DALLAS -- Another year has come to a close and it was not an easy one for Dallas. A lingering economic slump impacted every part of the city in 2010, from city government to schools to businesses.
However, there were bright spots aplenty in Dallas in 2010.
The 54th Dallas Community Awards, hosted by the Dallas Area Chamber of Commerce at BeckenRidge Vineyard and Events Center on Friday, Jan. 21, recognized those individuals, businesses and organizations that continued to put community first.
Sometimes if you want something done, you have to do it yourself. That was the case for the 2010 business of the year, MAK Grills.
Owners Bob and Kerrie Tucker wanted to buy a backyard grill, but couldn't find one that met all their standards. Owners of MAK Metals, the Tuckers decided to use their expertise to make the grills themselves.
"Started in the heart of the recession in 2009, this business managed to thrive," said presenter Susan Morrill, the manager of Citizens Bank.
Bob Tucker said when they were launching the business that year, he suspected more than a few eyebrows were raised about the timing.
"In the midst of hard times ... they probably thought we were crazy," he said. "I'm proud to say that we are proving them wrong."
The theme of the other two business awards, Best Small Business and Most Improved Business, was devotion.

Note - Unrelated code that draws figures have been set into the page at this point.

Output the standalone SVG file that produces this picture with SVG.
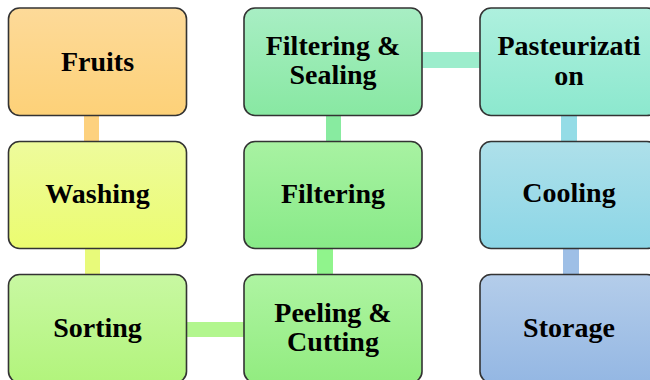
<svg xmlns="http://www.w3.org/2000/svg" width="650" height="380" viewBox="0 0 650 380">
  <style>
    .box { stroke: #333333; stroke-width: 1.6; }
    .lbl { font-family: "Liberation Serif", "Times New Roman", serif; font-weight: bold; font-size: 28px; fill: #000000; text-anchor: middle; }
  </style>
  <defs>
    <linearGradient id="gFruits" x1="0" y1="0" x2="0" y2="1"><stop offset="0" stop-color="#FDDA99"/><stop offset="1" stop-color="#FDD178"/></linearGradient>
    <linearGradient id="gWashing" x1="0" y1="0" x2="0" y2="1"><stop offset="0" stop-color="#EEFB9C"/><stop offset="1" stop-color="#EBFC70"/></linearGradient>
    <linearGradient id="gSorting" x1="0" y1="0" x2="0" y2="1"><stop offset="0" stop-color="#C8F8A2"/><stop offset="1" stop-color="#B2F47C"/></linearGradient>
    <linearGradient id="gPeeling" x1="0" y1="0" x2="0" y2="1"><stop offset="0" stop-color="#AEF4A2"/><stop offset="1" stop-color="#92EC80"/></linearGradient>
    <linearGradient id="gFiltering" x1="0" y1="0" x2="0" y2="1"><stop offset="0" stop-color="#A8F2A2"/><stop offset="1" stop-color="#88EA88"/></linearGradient>
    <linearGradient id="gSealing" x1="0" y1="0" x2="0" y2="1"><stop offset="0" stop-color="#A8EEC4"/><stop offset="1" stop-color="#88E8A2"/></linearGradient>
    <linearGradient id="gPast" x1="0" y1="0" x2="0" y2="1"><stop offset="0" stop-color="#AEF0DE"/><stop offset="1" stop-color="#8CE8CE"/></linearGradient>
    <linearGradient id="gCooling" x1="0" y1="0" x2="0" y2="1"><stop offset="0" stop-color="#AEE0EA"/><stop offset="1" stop-color="#8CD6E6"/></linearGradient>
    <linearGradient id="gStorage" x1="0" y1="0" x2="0" y2="1"><stop offset="0" stop-color="#B4CDEA"/><stop offset="1" stop-color="#94B7E3"/></linearGradient>
  </defs>

  <!-- connectors: thick flat bars between neighbouring steps -->
  <g id="connectors">
    <rect x="84" y="115" width="15" height="27" fill="#FDD17E"/>
    <rect x="85" y="248" width="15" height="27" fill="#E8FA7A"/>
    <rect x="186" y="322" width="58" height="15" fill="#B2F68E"/>
    <rect x="317" y="248" width="16" height="27" fill="#90F48C"/>
    <rect x="326" y="115" width="15" height="27" fill="#88EBA0"/>
    <rect x="422" y="52" width="58" height="16" fill="#9CEDCC"/>
    <rect x="561" y="115" width="16" height="27" fill="#94DCE6"/>
    <rect x="563" y="248" width="16" height="27" fill="#9EBFE6"/>
  </g>

  <g id="fruits">
    <rect class="box" x="8.5" y="8" width="178" height="107.5" rx="11" fill="url(#gFruits)"/>
    <text class="lbl" x="97.5" y="71">Fruits</text>
  </g>
  <g id="washing">
    <rect class="box" x="8.5" y="141.5" width="178" height="107" rx="11" fill="url(#gWashing)"/>
    <text class="lbl" x="97.5" y="203">Washing</text>
  </g>
  <g id="sorting">
    <rect class="box" x="8.5" y="274.5" width="178" height="108" rx="11" fill="url(#gSorting)"/>
    <text class="lbl" x="97.5" y="337">Sorting</text>
  </g>
  <g id="peeling-cutting">
    <rect class="box" x="244" y="274.5" width="178" height="108" rx="11" fill="url(#gPeeling)"/>
    <text class="lbl" x="333" y="322">Peeling &amp;</text>
    <text class="lbl" x="333" y="351">Cutting</text>
  </g>
  <g id="filtering">
    <rect class="box" x="244" y="141.5" width="178" height="107" rx="11" fill="url(#gFiltering)"/>
    <text class="lbl" x="333" y="203">Filtering</text>
  </g>
  <g id="filtering-sealing">
    <rect class="box" x="244" y="8" width="178" height="107.5" rx="11" fill="url(#gSealing)"/>
    <text class="lbl" x="333" y="55">Filtering &amp;</text>
    <text class="lbl" x="333" y="84">Sealing</text>
  </g>
  <g id="pasteurization">
    <rect class="box" x="480" y="8" width="178" height="107.5" rx="11" fill="url(#gPast)"/>
    <text class="lbl" x="569" y="55">Pasteurizati</text>
    <text class="lbl" x="569" y="85">on</text>
  </g>
  <g id="cooling">
    <rect class="box" x="480" y="141.5" width="178" height="107" rx="11" fill="url(#gCooling)"/>
    <text class="lbl" x="569" y="202">Cooling</text>
  </g>
  <g id="storage">
    <rect class="box" x="480" y="274.5" width="178" height="108" rx="11" fill="url(#gStorage)"/>
    <text class="lbl" x="569" y="337">Storage</text>
  </g>
</svg>
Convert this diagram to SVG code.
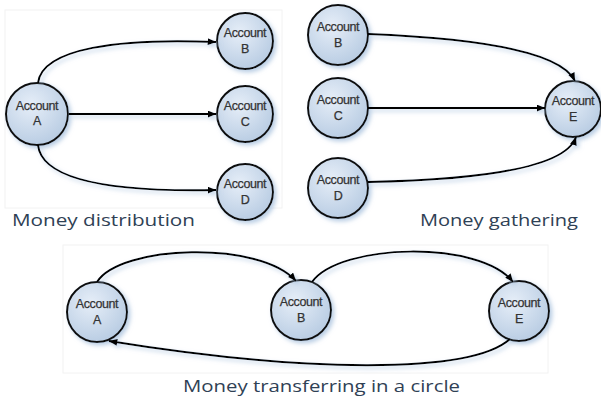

Tina Evans, owner of Envy Spa Salon, said in order to run a small business in Dallas, you have to be connected, committed and passionate about the community. She said Sandy and Tony Teal, the owners of the Small Business of the Year, Dallas TV & Radio Shack, have all three traits in abundance.
"We do this because we love this city," Sandy Teal said, tearfully accepting the award. "We live here because we want to and want other people to feel what we do about it."
Wanda Heart of the DACC described the beginning of the Most Improved Business of the Year, American Glove, with this: "It started with a dream, an opportunity and a garage."
She said the business Jim and Judy Garus started in 1991 grew over the years, and in 2008 moved into a warehouse in Dallas. The next year American Glove expanded with the opening of an outdoors store, American Outdoors. Heart said more than a business, American Glove has become a Dallas institution.
The Lifetime Achievement, Junior First Citizen, Excellence in the Arts and Good Samaritan awards went to people who have found inspiration in making Dallas a better place.
The 2010 winner of the Lifetime Achievement Award, Paul Mannen, has been called "a beast" -- not for being ill-tempered, but for his energetic volunteerism.
Presenters Grant and Judy Boustead noted his service to the Delbert Hunter Arboretum and in the schools as a coach, teacher, athletic director and booster club president.
"He certainly gives us a lot to live up to," Judy Boustead said.
Chelsea Pope, the presenter of the Junior First Citizen Award, gave winner Jay Epperson high praise Friday night.
"I have one word that describes this man: glorious," she declared exuberantly.
Pope noted Epperson's work as a firefighter with the Dallas Fire Department, as the cochairman of Relay For Life of Polk County, and as a volunteer during DACC events.
"I do it because I love to help out," Epperson said.
The 2010 Excellence in Arts Award went to Maggie Sams, a member of the Dallas Arts Association, volunteer supporting Summerfest's Art in the Park and watercolorist whose paintings have won awards in shows throughout the state.
"One of the major roles of an artist in our society and in history is to produce an innovative way of seeing the world," award presenter Lane Shetterly said. "Maggie Sams has done just that."
Good Samaritan Award presenters Paul and Carol Mannen noted the 2010 honorees Dale and Lois Derouin's volunteer work at the Delbert Hunter Arboretum, the Dallas Library and in Dallas schools as only part of the reason the busy couple earned recognition.
"Their total commitment and devotion to make Dallas a better place has been an inspiration to Paul and me," Carol Mannen said.
The winners of the Presidential and Outstanding Organization awards illustrated how crucial education and showcasing local entrepreneurs is to a community.
Keeping the winner of the Outstanding Organization Award secret may have been a challenge, as recipient, the Dallas Area Visitors Center, shares an office with awards ceremony host DACC. The secret was under wraps, however, until award presenter Jerry Wyatt, city manager of Dallas, called "Bounty Bon" Bonnie Dreier, the manager of the Visitors Center's Polk County Bounty Market, onto the stage.
He said Dreier's work in launching of the market in 2010 was more than worthy of the award.
"It was successful because Bonnie made it successful," he said.
DACC President Lisa Mance presented the Presidential Award to the entity responsible for the momentous task of educating Dallas' next generation: the Dallas School District. Mance highlighted the district's efforts to connect students with the community through programs and recognizing the hard work of its employees.
Mance reserved her highest praise for the district's mission of providing education to future leaders and volunteers.
"(The district's) first and most important accomplishment is educating our children," Mance said. "They do a good job of that."